Я слушал действительно с болезненным недоумением; сильно выступала прежняя версиловская складка, которую я не желал бы встретить в тот вечер, после таких уже сказанных слов. Вдруг я воскликнул:
— Боже мой! Вы получили что-нибудь от нее… в пять часов, сегодня?
Он посмотрел на меня пристально и, видимо, пораженный моим восклицанием, а может, и выражением моим: «от нее».
— Ты всё узнаешь, — сказал он, с задумчивою улыб кой, — и, уж конечно, я, что надо, не потаю от тебя, потому что затем тебя и привел; но теперь пока это всё отложим.
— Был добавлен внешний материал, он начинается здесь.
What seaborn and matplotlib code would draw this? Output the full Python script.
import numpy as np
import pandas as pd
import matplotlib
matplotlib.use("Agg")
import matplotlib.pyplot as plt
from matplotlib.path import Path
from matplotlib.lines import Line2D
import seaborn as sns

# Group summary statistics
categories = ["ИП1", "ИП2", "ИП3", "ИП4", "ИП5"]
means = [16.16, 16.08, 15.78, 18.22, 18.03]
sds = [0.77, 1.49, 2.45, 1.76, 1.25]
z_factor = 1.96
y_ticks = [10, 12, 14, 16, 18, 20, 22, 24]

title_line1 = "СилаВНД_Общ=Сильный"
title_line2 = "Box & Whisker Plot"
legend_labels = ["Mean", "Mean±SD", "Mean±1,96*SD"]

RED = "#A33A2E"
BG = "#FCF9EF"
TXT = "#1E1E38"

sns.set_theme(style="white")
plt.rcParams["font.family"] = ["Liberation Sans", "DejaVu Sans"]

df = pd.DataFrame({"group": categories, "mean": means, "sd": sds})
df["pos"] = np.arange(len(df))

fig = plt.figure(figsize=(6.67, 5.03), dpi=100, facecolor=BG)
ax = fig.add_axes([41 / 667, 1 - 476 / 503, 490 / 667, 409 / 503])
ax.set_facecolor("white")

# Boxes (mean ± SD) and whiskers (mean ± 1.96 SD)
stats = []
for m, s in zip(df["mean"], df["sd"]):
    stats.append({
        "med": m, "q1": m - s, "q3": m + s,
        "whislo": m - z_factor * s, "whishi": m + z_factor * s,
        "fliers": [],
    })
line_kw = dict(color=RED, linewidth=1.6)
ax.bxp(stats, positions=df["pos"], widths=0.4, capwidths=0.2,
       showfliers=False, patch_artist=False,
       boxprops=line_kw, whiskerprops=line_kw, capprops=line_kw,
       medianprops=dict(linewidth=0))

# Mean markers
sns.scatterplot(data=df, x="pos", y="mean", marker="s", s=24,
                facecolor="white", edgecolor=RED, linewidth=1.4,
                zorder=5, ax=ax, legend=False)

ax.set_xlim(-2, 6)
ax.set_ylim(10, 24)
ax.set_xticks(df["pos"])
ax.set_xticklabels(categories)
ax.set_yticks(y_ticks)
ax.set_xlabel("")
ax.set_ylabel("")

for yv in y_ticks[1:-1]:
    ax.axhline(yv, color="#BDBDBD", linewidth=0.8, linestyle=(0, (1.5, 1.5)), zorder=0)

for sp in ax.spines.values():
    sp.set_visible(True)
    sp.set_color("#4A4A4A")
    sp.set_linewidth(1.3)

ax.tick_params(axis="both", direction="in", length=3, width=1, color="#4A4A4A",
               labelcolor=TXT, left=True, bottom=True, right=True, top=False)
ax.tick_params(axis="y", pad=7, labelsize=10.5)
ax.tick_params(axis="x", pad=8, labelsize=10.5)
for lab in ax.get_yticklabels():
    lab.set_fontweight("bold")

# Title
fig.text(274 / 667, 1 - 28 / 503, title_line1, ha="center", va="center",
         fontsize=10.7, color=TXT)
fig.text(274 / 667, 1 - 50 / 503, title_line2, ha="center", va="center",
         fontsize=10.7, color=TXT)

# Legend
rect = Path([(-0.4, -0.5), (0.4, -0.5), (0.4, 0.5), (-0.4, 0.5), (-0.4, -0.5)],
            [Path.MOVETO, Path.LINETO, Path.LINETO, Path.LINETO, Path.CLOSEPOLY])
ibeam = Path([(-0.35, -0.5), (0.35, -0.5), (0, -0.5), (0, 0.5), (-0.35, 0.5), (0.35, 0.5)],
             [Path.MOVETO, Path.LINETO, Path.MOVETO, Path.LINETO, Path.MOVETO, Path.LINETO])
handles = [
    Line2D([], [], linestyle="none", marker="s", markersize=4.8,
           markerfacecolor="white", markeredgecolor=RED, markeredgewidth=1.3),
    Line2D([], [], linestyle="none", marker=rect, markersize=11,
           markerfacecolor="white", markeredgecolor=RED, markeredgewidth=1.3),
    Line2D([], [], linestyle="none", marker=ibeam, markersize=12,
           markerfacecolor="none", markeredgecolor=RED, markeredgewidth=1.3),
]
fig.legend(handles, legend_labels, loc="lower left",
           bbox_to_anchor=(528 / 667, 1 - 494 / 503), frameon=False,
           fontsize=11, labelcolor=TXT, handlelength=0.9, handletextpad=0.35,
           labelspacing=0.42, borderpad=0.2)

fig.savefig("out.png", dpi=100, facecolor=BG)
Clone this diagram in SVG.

Видишь, друг мой, я давно уже знал, что у нас есть дети, уже с детства задумывающиеся над своей семьей, оскорбленные неблагообразием отцов своих и среды своей. Я наметил этих задумывающихся еще с моей школы и заключил тогда, что всё это потому, что они слишком рано завидуют. Заметь, однако, что я и сам был из задумывающихся детей, но… извини, мой милый, я удивительно как рассеян. Я хотел только выразить, как постоянно я боялся здесь за тебя почти всё это время. Я всегда воображал тебя одним из тех маленьких, но сознающих свою даровитость и уединяющихся существ. Я тоже, как и ты, никогда не любил товарищей. Беда этим существам, оставленным на одни свои силы и грезы и с страстной, слишком ранней и почти мстительной жаждой благообразия, именно — «мстительной». Но довольно, милый: я опять уклонился… Я еще прежде, чем начал любить тебя, уже воображал тебя и твои уединенные, одичавшие мечты… Но довольно; я, собственно, забыл, о чем стал говорить. Впрочем, всё же надо было это высказать. А прежде, прежде что бы я мог тебе сказать? Теперь я вижу твой взгляд на мне и знаю, что на меня смотрит мой сын; а я ведь даже вчера еще не мог поверить, что буду когда-нибудь, как сегодня, сидеть и говорить с моим мальчиком.
Он действительно становился очень рассеян, а вместе с тем как бы чем-то растроган.
— Мне теперь не нужно мечтать и грезить, мне теперь довольно и вас! Я пойду за вами! — проговорил я, отдаваясь ему всей душой.
— За мной? А мои странствия как раз кончились и как раз сегодня: ты опоздал, мой милый. Сегодня — финал последнего акта, и занавес опускается. Этот последний акт долго длился. Начался он очень давно — тогда, когда я побежал в последний раз за границу. Я тогда бросил всё, и знай, мой милый, что я тогда разженился с твоей мамой и ей сам заявил про это. Это ты должен знать. Я объяснил ей тогда, что уезжаю навек, что она меня больше никогда не увидит. Всего хуже, что я забыл даже оставить ей тогда денег. Об тебе тоже не подумал ни минуты. Я уехал с тем, чтоб остаться в Европе, мой милый, и не возвращаться домой никогда. Я эмигрировал.